People have tended to refer to the Vampires' Castle piece using words like "crude" or "incoherent". Then there's this slightly noxious piece (which, with its link to a photoshopped caricature, verges on character assassination). The starting point of the critique here is that "the reasons given [by MF in the Vampires' Castle article] ... do not lead to the conclusions he offers", that "it does not follow its own stated reasons". In other words, the teacher steps in to reprimand the pupil who hasn't polished his argument just-so.

FFS, the article is actually called "B-grade politics"!

Here again: "... a case of someone who’s read a bit of philosophy and theory but simply doesn’t understand the subtlety of the claims advanced therein."

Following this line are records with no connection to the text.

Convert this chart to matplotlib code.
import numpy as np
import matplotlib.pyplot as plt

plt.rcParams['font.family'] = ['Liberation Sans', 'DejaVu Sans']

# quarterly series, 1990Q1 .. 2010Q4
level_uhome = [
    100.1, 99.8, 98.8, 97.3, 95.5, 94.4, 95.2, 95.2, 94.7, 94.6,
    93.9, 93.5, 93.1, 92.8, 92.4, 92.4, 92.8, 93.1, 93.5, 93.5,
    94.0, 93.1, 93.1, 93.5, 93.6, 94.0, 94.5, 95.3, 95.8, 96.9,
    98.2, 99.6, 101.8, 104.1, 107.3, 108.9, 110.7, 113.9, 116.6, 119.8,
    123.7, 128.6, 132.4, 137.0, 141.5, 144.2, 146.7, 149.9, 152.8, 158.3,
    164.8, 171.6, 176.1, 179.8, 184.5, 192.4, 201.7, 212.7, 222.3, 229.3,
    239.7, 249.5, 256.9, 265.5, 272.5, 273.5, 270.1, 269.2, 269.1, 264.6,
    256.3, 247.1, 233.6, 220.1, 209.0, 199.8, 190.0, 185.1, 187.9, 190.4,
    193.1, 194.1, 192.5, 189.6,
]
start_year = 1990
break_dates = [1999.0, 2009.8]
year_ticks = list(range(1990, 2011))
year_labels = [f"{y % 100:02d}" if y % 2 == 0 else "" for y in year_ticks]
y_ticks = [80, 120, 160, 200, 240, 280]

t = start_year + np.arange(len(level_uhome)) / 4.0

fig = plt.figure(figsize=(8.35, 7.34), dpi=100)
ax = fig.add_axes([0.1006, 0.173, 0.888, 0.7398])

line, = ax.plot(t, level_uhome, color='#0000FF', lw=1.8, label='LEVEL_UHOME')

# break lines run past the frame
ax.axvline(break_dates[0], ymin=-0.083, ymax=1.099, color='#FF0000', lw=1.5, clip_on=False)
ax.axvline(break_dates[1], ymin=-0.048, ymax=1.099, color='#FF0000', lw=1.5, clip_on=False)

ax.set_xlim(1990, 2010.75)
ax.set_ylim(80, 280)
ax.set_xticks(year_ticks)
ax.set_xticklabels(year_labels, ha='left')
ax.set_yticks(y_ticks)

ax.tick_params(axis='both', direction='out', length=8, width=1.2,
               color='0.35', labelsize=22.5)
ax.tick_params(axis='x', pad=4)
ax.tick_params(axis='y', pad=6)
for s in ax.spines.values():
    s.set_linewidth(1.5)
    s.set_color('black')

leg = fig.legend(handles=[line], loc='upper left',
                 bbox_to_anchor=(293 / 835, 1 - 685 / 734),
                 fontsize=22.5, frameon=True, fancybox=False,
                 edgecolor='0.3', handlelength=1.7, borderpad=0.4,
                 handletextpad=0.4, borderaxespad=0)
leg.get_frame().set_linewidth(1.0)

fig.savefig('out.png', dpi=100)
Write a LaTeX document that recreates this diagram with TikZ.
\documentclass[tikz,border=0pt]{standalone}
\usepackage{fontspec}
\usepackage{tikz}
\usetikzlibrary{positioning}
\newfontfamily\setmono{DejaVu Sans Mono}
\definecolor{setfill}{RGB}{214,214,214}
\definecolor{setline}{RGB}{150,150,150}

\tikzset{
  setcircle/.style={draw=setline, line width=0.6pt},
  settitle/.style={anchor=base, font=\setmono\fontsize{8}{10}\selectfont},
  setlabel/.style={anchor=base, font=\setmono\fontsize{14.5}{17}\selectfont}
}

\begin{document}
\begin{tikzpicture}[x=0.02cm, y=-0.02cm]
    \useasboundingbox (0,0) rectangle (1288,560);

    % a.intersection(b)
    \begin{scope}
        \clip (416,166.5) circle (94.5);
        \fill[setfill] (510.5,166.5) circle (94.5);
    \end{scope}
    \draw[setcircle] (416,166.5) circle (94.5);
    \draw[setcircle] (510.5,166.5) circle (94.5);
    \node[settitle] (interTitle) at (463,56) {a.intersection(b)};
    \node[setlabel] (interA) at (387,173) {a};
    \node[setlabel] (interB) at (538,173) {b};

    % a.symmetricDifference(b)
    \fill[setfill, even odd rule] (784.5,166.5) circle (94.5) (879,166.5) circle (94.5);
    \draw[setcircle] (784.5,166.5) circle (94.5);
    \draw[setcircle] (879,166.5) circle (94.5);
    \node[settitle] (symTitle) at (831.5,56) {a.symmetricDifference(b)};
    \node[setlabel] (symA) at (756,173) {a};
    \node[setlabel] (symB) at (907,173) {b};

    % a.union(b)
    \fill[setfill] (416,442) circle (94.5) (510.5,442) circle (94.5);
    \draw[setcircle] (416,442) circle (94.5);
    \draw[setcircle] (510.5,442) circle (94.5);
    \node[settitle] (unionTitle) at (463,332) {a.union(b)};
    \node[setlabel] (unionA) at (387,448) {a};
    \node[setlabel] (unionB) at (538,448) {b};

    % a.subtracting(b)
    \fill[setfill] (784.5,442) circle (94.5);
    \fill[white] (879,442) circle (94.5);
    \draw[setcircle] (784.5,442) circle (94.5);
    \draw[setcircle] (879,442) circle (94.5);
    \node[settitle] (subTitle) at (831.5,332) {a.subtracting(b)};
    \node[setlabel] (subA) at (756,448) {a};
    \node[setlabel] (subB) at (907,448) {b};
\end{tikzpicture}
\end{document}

And here: "What I would recommend Fisher is to do some reading". [sic]

Stepping outside of the internecine left for a moment, right-wing blogger Harry Mount made a very similar move earlier this month when he tried to discredit the "spoilt and childish" Russell Brand. Apparently, Brand's big problem in his journalistic writing is his overuse of "long, Latinate words that desperately scream 'I'm clever' at the reader". So according to Mount, Brand should "grow up" and "get a little more Anglo-Saxon" in his writing. These are highly contentious issues of style, about which there has been much debate for aeons. But Mount offers his maxim (Anglo-Saxon words=good, Latinate prose=bad) with the absolute authority of the High Tory schoolmaster.

Very different examples, but I think they're evidence of exactly the sort of imperious "reprimanding" tendency the Vampires' Castle conceit is trying to expose and challenge.